GOAL: Output the material exactly, but drop every image it holds.
— start DATA SHOWN —
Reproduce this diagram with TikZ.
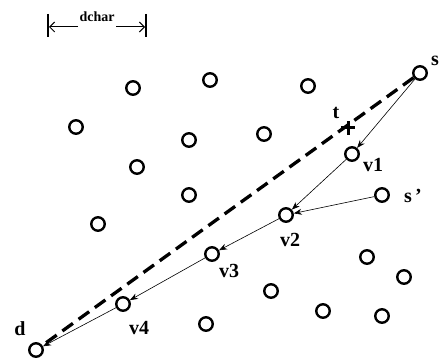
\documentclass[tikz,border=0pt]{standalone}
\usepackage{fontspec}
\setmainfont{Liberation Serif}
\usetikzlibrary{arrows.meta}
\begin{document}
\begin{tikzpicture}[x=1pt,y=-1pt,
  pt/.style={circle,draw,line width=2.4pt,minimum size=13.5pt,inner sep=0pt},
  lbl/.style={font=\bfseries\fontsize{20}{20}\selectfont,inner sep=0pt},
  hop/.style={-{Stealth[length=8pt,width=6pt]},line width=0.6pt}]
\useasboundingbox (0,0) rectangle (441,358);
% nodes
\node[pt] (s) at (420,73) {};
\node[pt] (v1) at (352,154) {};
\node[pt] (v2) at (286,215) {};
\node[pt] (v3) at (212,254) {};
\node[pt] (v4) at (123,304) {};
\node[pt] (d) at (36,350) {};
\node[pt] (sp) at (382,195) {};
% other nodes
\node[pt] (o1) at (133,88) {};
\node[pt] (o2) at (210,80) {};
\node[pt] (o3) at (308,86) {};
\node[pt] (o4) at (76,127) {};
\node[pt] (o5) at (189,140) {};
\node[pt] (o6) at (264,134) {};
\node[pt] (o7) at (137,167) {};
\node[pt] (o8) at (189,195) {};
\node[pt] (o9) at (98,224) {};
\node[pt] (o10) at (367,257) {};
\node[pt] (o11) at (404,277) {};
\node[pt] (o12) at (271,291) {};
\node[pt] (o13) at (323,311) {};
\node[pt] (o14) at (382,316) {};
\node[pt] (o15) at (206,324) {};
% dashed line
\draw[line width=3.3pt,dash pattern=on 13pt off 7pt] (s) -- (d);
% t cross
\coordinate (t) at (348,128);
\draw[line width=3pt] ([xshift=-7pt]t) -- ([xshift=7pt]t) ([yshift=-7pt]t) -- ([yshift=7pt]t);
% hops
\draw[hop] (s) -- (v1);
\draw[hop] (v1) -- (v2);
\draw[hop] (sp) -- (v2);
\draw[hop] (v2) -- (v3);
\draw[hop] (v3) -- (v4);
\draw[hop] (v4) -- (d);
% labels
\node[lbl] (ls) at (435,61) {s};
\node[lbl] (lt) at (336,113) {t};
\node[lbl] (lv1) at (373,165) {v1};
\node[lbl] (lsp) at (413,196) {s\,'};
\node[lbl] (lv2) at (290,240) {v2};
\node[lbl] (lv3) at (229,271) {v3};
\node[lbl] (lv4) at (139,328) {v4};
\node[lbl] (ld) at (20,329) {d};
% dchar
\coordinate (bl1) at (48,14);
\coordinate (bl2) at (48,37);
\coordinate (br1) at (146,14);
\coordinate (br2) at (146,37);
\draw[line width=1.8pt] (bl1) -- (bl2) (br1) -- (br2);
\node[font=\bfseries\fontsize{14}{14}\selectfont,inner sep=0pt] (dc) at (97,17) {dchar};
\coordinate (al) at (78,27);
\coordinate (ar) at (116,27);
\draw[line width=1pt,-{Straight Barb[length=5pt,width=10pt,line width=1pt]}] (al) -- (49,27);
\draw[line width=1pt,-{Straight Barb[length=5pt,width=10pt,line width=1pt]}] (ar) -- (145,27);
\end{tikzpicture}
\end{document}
— end DATA SHOWN —
PROBLEM SOLUTION:
Reproduce this diagram with TikZ.
\documentclass[tikz,border=0pt]{standalone}
\usepackage{fontspec}
\setmainfont{Liberation Serif}
\usetikzlibrary{arrows.meta}
\begin{document}
\begin{tikzpicture}[x=1pt,y=-1pt,
  pt/.style={circle,draw,line width=2.4pt,minimum size=13.5pt,inner sep=0pt},
  lbl/.style={font=\bfseries\fontsize{20}{20}\selectfont,inner sep=0pt},
  hop/.style={-{Stealth[length=8pt,width=6pt]},line width=0.6pt}]
\useasboundingbox (0,0) rectangle (441,358);
% nodes
\node[pt] (s) at (420,73) {};
\node[pt] (v1) at (352,154) {};
\node[pt] (v2) at (286,215) {};
\node[pt] (v3) at (212,254) {};
\node[pt] (v4) at (123,304) {};
\node[pt] (d) at (36,350) {};
\node[pt] (sp) at (382,195) {};
% other nodes
\node[pt] (o1) at (133,88) {};
\node[pt] (o2) at (210,80) {};
\node[pt] (o3) at (308,86) {};
\node[pt] (o4) at (76,127) {};
\node[pt] (o5) at (189,140) {};
\node[pt] (o6) at (264,134) {};
\node[pt] (o7) at (137,167) {};
\node[pt] (o8) at (189,195) {};
\node[pt] (o9) at (98,224) {};
\node[pt] (o10) at (367,257) {};
\node[pt] (o11) at (404,277) {};
\node[pt] (o12) at (271,291) {};
\node[pt] (o13) at (323,311) {};
\node[pt] (o14) at (382,316) {};
\node[pt] (o15) at (206,324) {};
% dashed line
\draw[line width=3.3pt,dash pattern=on 13pt off 7pt] (s) -- (d);
% t cross
\coordinate (t) at (348,128);
\draw[line width=3pt] ([xshift=-7pt]t) -- ([xshift=7pt]t) ([yshift=-7pt]t) -- ([yshift=7pt]t);
% hops
\draw[hop] (s) -- (v1);
\draw[hop] (v1) -- (v2);
\draw[hop] (sp) -- (v2);
\draw[hop] (v2) -- (v3);
\draw[hop] (v3) -- (v4);
\draw[hop] (v4) -- (d);
% labels
\node[lbl] (ls) at (435,61) {s};
\node[lbl] (lt) at (336,113) {t};
\node[lbl] (lv1) at (373,165) {v1};
\node[lbl] (lsp) at (413,196) {s\,'};
\node[lbl] (lv2) at (290,240) {v2};
\node[lbl] (lv3) at (229,271) {v3};
\node[lbl] (lv4) at (139,328) {v4};
\node[lbl] (ld) at (20,329) {d};
% dchar
\coordinate (bl1) at (48,14);
\coordinate (bl2) at (48,37);
\coordinate (br1) at (146,14);
\coordinate (br2) at (146,37);
\draw[line width=1.8pt] (bl1) -- (bl2) (br1) -- (br2);
\node[font=\bfseries\fontsize{14}{14}\selectfont,inner sep=0pt] (dc) at (97,17) {dchar};
\coordinate (al) at (78,27);
\coordinate (ar) at (116,27);
\draw[line width=1pt,-{Straight Barb[length=5pt,width=10pt,line width=1pt]}] (al) -- (49,27);
\draw[line width=1pt,-{Straight Barb[length=5pt,width=10pt,line width=1pt]}] (ar) -- (145,27);
\end{tikzpicture}
\end{document}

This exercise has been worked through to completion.